_Brief:_
Sift the material for lines containing "with", and return them.

»»

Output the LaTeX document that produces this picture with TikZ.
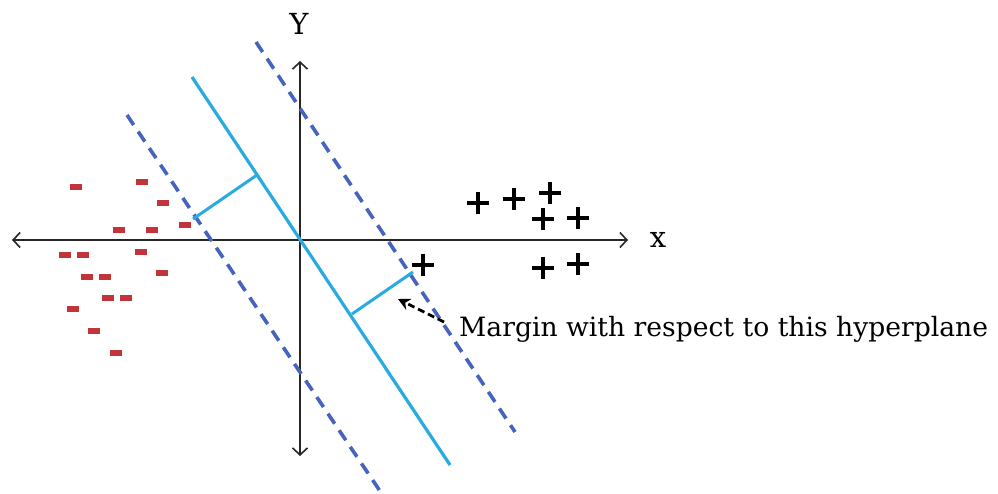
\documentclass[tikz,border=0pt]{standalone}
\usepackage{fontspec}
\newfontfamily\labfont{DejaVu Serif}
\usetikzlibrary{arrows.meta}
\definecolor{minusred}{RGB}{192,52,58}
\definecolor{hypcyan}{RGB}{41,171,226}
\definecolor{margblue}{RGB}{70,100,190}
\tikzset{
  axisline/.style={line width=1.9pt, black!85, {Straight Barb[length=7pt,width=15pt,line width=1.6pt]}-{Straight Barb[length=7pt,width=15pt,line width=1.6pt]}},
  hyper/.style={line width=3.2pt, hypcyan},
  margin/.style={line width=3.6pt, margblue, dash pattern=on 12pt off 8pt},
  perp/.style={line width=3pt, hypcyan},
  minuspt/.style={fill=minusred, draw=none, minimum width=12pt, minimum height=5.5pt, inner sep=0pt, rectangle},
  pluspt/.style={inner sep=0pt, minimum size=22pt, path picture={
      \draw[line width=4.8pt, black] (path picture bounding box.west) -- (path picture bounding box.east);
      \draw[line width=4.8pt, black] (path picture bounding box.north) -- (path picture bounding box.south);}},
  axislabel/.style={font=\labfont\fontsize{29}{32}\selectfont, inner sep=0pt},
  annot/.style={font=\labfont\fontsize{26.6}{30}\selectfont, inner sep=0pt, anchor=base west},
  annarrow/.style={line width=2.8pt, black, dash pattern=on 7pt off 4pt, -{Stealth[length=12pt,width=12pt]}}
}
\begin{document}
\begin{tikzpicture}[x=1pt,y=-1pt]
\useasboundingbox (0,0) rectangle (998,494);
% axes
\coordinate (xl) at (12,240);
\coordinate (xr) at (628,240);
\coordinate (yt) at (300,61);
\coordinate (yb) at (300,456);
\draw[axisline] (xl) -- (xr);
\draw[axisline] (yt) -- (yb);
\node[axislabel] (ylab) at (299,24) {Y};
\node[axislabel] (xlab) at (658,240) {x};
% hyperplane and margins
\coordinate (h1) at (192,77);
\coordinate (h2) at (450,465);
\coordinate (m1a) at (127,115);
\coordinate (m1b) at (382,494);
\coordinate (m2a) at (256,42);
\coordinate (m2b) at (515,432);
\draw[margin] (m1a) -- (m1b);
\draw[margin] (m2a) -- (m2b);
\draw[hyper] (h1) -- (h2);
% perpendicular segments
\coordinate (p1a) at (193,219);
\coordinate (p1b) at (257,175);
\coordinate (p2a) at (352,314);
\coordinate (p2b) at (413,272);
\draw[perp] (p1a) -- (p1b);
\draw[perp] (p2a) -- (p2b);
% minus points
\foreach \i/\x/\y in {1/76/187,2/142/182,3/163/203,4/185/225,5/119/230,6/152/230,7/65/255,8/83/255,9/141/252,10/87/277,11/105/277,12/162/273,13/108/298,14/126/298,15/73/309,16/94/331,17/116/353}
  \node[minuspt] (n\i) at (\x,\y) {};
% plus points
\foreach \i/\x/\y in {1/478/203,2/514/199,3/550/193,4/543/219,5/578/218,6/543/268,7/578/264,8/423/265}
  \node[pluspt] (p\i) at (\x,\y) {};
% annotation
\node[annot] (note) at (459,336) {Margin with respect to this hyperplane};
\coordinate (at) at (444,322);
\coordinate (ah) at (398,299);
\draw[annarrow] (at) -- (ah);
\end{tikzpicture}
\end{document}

««

_Result:_
Output the LaTeX document that produces this picture with TikZ.
\node[annot] (note) at (459,336) {Margin with respect to this hyperplane};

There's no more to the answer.